The Constitution, thankfully, takes cognisance of this state of affairs.
Constitutionally, this is what you may not do:
3. based on race / ethnicity / gender / religion;
4. which amounts to incitement;
5. to cause harm.
In other words, to fall foul of the Constitution, you need to satisfy five requirements.
Your expression must amount to advocacy. Merely expressing a hateful opinion, whether in private or in public, is still constitutionally protected.
Your advocacy must be advocacy of hatred. Advocating discriminatory treatment, no matter how distasteful or inconsistent with the spirit of the Constitution this might be, is constitutionally protected. You might well, and probably will, fall foul of the equality provision – section 9 – which prohibits discriminatory treatment, if you act in accordance with this advocacy of discrimination; but the advocacy itself is protected.
The hatred you are advocating must be based on race, ethnicity, gender or religion. Advocating hatred based on occupation (against lawyers, politicians), language (against Afrikaans, Zulu), or nationality (against Zimbabweans, Americans) is constitutionally protected. Here, again, one might fall foul of section 9 if your protected advocacy of hatred amounts to discrimination.
The hatred you are advocating on these four grounds must constitute or amount to incitement. Advocating hatred, even based on the four listed grounds, like race or religion, is constitutionally protected if there is no call to action.

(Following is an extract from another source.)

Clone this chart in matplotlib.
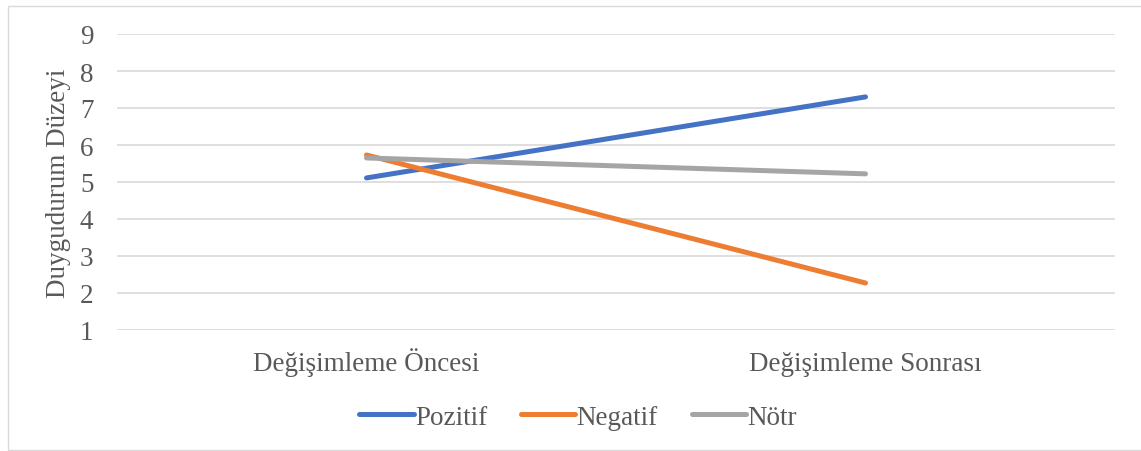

The incitement must be incitement to cause harm. This is perhaps the most contentious element of the constitutional hate speech definition, as “harm” might include emotional harm in addition to physical harm. This debate, however, is too wide-ranging for this article. If your advocacy of hatred based on a listed ground constitutes incitement to do something that is not harmful, it is constitutionally protected.
Whatever falls foul of the above is thus hate speech and can rightly be prohibited by legislation. If, however, one engages in hateful expression that complies with the constitutional protections, it is merely hateful speech, and legal. Whether Andile Mngxitama’s or Johann Rupert’s latest utterances are hate speech, hateful speech, or neither, is up to the attentive reader to decide.
The picture I have drawn above discounts the existence of laws like crimen injuria, the Promotion of Equality and Prevention of Unfair Discrimination Act, and the Films and Publications Act, all of which, I believe, are largely unconstitutional for their prohibition of expression that is, in fact, constitutionally protected. This article purely explored the constitutional position.
There is never a good reason for hateful speech but exercising one’s freedom should not require justification. A free society is one where even hateful people can freely be hateful. Were this not the case, everyone’s freedom would suffer, because freedom is either universal or non-existent. The constitutional definition of hate speech brilliantly weaves this reality into the necessity to ensure social cohesion.